## Exercise prompt
Emit the data below verbatim, stripping out any pictures.

----------------------------------------

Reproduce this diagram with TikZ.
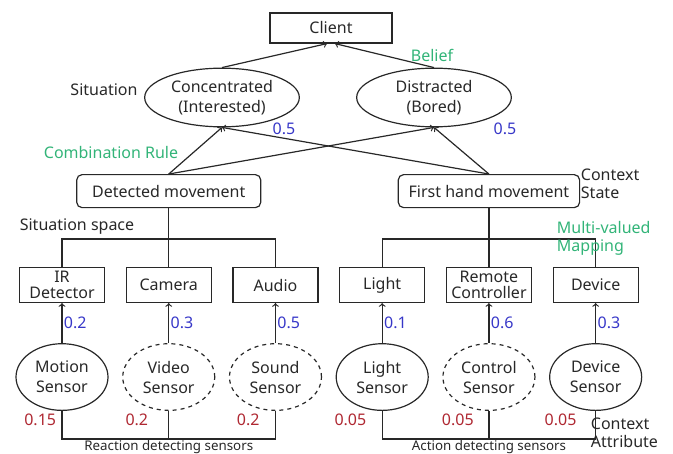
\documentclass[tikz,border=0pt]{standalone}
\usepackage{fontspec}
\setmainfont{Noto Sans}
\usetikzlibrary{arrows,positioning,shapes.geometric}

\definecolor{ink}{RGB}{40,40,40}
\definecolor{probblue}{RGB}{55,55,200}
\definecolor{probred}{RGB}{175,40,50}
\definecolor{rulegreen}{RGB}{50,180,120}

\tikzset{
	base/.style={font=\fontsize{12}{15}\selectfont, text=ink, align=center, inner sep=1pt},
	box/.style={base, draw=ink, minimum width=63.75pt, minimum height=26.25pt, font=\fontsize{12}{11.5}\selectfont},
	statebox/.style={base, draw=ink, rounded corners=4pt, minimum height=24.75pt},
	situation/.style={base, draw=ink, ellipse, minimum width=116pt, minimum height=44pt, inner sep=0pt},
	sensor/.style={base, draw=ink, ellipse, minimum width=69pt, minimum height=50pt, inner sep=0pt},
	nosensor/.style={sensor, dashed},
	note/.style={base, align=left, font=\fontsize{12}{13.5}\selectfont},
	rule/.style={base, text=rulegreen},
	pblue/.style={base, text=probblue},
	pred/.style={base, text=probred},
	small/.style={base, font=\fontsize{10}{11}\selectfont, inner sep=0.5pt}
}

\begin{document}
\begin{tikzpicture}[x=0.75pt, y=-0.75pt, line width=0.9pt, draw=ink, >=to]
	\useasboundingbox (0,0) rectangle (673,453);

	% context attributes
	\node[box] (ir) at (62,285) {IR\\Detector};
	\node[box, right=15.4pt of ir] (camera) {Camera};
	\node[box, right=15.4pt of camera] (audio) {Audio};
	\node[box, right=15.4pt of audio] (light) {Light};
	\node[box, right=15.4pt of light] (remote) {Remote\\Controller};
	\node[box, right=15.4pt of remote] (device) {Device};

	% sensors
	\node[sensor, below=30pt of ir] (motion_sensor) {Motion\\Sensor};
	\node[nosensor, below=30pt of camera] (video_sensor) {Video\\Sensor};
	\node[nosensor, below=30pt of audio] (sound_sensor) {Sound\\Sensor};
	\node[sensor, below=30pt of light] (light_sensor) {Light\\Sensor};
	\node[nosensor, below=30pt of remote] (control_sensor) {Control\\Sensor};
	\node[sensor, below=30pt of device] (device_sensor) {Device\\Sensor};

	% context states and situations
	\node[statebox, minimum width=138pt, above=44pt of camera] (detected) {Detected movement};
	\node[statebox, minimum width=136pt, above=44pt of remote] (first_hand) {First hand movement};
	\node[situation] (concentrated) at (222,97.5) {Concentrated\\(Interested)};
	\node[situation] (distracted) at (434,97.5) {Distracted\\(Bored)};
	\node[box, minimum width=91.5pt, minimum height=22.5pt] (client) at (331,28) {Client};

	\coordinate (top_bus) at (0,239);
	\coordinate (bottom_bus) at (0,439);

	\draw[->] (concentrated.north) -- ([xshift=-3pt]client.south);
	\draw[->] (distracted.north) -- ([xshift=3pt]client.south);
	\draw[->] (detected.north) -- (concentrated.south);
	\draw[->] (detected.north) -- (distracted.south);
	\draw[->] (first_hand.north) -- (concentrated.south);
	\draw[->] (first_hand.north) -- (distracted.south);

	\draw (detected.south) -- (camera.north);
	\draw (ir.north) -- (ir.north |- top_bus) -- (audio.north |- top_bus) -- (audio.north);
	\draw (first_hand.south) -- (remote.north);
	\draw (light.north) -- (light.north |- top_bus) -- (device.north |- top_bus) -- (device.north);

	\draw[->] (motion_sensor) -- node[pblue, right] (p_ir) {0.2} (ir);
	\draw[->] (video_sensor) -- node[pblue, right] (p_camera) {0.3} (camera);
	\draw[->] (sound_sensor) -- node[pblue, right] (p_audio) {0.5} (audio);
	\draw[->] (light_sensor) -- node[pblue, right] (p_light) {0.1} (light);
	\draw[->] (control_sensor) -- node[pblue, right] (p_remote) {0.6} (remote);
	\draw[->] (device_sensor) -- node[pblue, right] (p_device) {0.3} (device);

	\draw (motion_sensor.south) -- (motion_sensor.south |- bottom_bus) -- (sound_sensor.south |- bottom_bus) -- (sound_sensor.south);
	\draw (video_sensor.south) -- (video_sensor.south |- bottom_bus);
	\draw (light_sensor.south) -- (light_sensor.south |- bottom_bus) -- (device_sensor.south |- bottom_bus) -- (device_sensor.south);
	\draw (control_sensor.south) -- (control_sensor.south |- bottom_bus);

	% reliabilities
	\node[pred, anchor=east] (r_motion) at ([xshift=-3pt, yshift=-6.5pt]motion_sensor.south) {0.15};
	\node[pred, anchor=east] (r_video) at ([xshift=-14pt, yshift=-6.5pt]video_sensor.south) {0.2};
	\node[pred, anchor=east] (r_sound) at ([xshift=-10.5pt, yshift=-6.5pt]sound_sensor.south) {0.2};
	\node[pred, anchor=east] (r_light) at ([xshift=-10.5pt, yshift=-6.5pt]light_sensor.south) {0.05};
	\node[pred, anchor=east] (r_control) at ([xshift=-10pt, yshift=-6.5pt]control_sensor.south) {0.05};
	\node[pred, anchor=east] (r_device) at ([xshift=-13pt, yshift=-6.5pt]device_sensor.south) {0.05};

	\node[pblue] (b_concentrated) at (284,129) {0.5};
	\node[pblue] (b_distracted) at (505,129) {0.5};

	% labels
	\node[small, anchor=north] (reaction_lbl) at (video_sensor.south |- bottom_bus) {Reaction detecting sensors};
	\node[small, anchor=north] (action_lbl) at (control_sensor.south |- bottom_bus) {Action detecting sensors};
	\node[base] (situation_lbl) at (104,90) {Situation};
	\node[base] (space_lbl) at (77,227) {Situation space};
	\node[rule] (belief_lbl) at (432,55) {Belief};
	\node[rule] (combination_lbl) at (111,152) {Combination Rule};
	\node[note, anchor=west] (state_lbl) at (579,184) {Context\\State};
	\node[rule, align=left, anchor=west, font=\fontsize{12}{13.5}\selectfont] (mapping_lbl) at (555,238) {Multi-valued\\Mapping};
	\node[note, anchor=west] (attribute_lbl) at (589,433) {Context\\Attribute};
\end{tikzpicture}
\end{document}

----------------------------------------

## Solution
Reproduce this diagram with TikZ.
\documentclass[tikz,border=0pt]{standalone}
\usepackage{fontspec}
\setmainfont{Noto Sans}
\usetikzlibrary{arrows,positioning,shapes.geometric}

\definecolor{ink}{RGB}{40,40,40}
\definecolor{probblue}{RGB}{55,55,200}
\definecolor{probred}{RGB}{175,40,50}
\definecolor{rulegreen}{RGB}{50,180,120}

\tikzset{
	base/.style={font=\fontsize{12}{15}\selectfont, text=ink, align=center, inner sep=1pt},
	box/.style={base, draw=ink, minimum width=63.75pt, minimum height=26.25pt, font=\fontsize{12}{11.5}\selectfont},
	statebox/.style={base, draw=ink, rounded corners=4pt, minimum height=24.75pt},
	situation/.style={base, draw=ink, ellipse, minimum width=116pt, minimum height=44pt, inner sep=0pt},
	sensor/.style={base, draw=ink, ellipse, minimum width=69pt, minimum height=50pt, inner sep=0pt},
	nosensor/.style={sensor, dashed},
	note/.style={base, align=left, font=\fontsize{12}{13.5}\selectfont},
	rule/.style={base, text=rulegreen},
	pblue/.style={base, text=probblue},
	pred/.style={base, text=probred},
	small/.style={base, font=\fontsize{10}{11}\selectfont, inner sep=0.5pt}
}

\begin{document}
\begin{tikzpicture}[x=0.75pt, y=-0.75pt, line width=0.9pt, draw=ink, >=to]
	\useasboundingbox (0,0) rectangle (673,453);

	% context attributes
	\node[box] (ir) at (62,285) {IR\\Detector};
	\node[box, right=15.4pt of ir] (camera) {Camera};
	\node[box, right=15.4pt of camera] (audio) {Audio};
	\node[box, right=15.4pt of audio] (light) {Light};
	\node[box, right=15.4pt of light] (remote) {Remote\\Controller};
	\node[box, right=15.4pt of remote] (device) {Device};

	% sensors
	\node[sensor, below=30pt of ir] (motion_sensor) {Motion\\Sensor};
	\node[nosensor, below=30pt of camera] (video_sensor) {Video\\Sensor};
	\node[nosensor, below=30pt of audio] (sound_sensor) {Sound\\Sensor};
	\node[sensor, below=30pt of light] (light_sensor) {Light\\Sensor};
	\node[nosensor, below=30pt of remote] (control_sensor) {Control\\Sensor};
	\node[sensor, below=30pt of device] (device_sensor) {Device\\Sensor};

	% context states and situations
	\node[statebox, minimum width=138pt, above=44pt of camera] (detected) {Detected movement};
	\node[statebox, minimum width=136pt, above=44pt of remote] (first_hand) {First hand movement};
	\node[situation] (concentrated) at (222,97.5) {Concentrated\\(Interested)};
	\node[situation] (distracted) at (434,97.5) {Distracted\\(Bored)};
	\node[box, minimum width=91.5pt, minimum height=22.5pt] (client) at (331,28) {Client};

	\coordinate (top_bus) at (0,239);
	\coordinate (bottom_bus) at (0,439);

	\draw[->] (concentrated.north) -- ([xshift=-3pt]client.south);
	\draw[->] (distracted.north) -- ([xshift=3pt]client.south);
	\draw[->] (detected.north) -- (concentrated.south);
	\draw[->] (detected.north) -- (distracted.south);
	\draw[->] (first_hand.north) -- (concentrated.south);
	\draw[->] (first_hand.north) -- (distracted.south);

	\draw (detected.south) -- (camera.north);
	\draw (ir.north) -- (ir.north |- top_bus) -- (audio.north |- top_bus) -- (audio.north);
	\draw (first_hand.south) -- (remote.north);
	\draw (light.north) -- (light.north |- top_bus) -- (device.north |- top_bus) -- (device.north);

	\draw[->] (motion_sensor) -- node[pblue, right] (p_ir) {0.2} (ir);
	\draw[->] (video_sensor) -- node[pblue, right] (p_camera) {0.3} (camera);
	\draw[->] (sound_sensor) -- node[pblue, right] (p_audio) {0.5} (audio);
	\draw[->] (light_sensor) -- node[pblue, right] (p_light) {0.1} (light);
	\draw[->] (control_sensor) -- node[pblue, right] (p_remote) {0.6} (remote);
	\draw[->] (device_sensor) -- node[pblue, right] (p_device) {0.3} (device);

	\draw (motion_sensor.south) -- (motion_sensor.south |- bottom_bus) -- (sound_sensor.south |- bottom_bus) -- (sound_sensor.south);
	\draw (video_sensor.south) -- (video_sensor.south |- bottom_bus);
	\draw (light_sensor.south) -- (light_sensor.south |- bottom_bus) -- (device_sensor.south |- bottom_bus) -- (device_sensor.south);
	\draw (control_sensor.south) -- (control_sensor.south |- bottom_bus);

	% reliabilities
	\node[pred, anchor=east] (r_motion) at ([xshift=-3pt, yshift=-6.5pt]motion_sensor.south) {0.15};
	\node[pred, anchor=east] (r_video) at ([xshift=-14pt, yshift=-6.5pt]video_sensor.south) {0.2};
	\node[pred, anchor=east] (r_sound) at ([xshift=-10.5pt, yshift=-6.5pt]sound_sensor.south) {0.2};
	\node[pred, anchor=east] (r_light) at ([xshift=-10.5pt, yshift=-6.5pt]light_sensor.south) {0.05};
	\node[pred, anchor=east] (r_control) at ([xshift=-10pt, yshift=-6.5pt]control_sensor.south) {0.05};
	\node[pred, anchor=east] (r_device) at ([xshift=-13pt, yshift=-6.5pt]device_sensor.south) {0.05};

	\node[pblue] (b_concentrated) at (284,129) {0.5};
	\node[pblue] (b_distracted) at (505,129) {0.5};

	% labels
	\node[small, anchor=north] (reaction_lbl) at (video_sensor.south |- bottom_bus) {Reaction detecting sensors};
	\node[small, anchor=north] (action_lbl) at (control_sensor.south |- bottom_bus) {Action detecting sensors};
	\node[base] (situation_lbl) at (104,90) {Situation};
	\node[base] (space_lbl) at (77,227) {Situation space};
	\node[rule] (belief_lbl) at (432,55) {Belief};
	\node[rule] (combination_lbl) at (111,152) {Combination Rule};
	\node[note, anchor=west] (state_lbl) at (579,184) {Context\\State};
	\node[rule, align=left, anchor=west, font=\fontsize{12}{13.5}\selectfont] (mapping_lbl) at (555,238) {Multi-valued\\Mapping};
	\node[note, anchor=west] (attribute_lbl) at (589,433) {Context\\Attribute};
\end{tikzpicture}
\end{document}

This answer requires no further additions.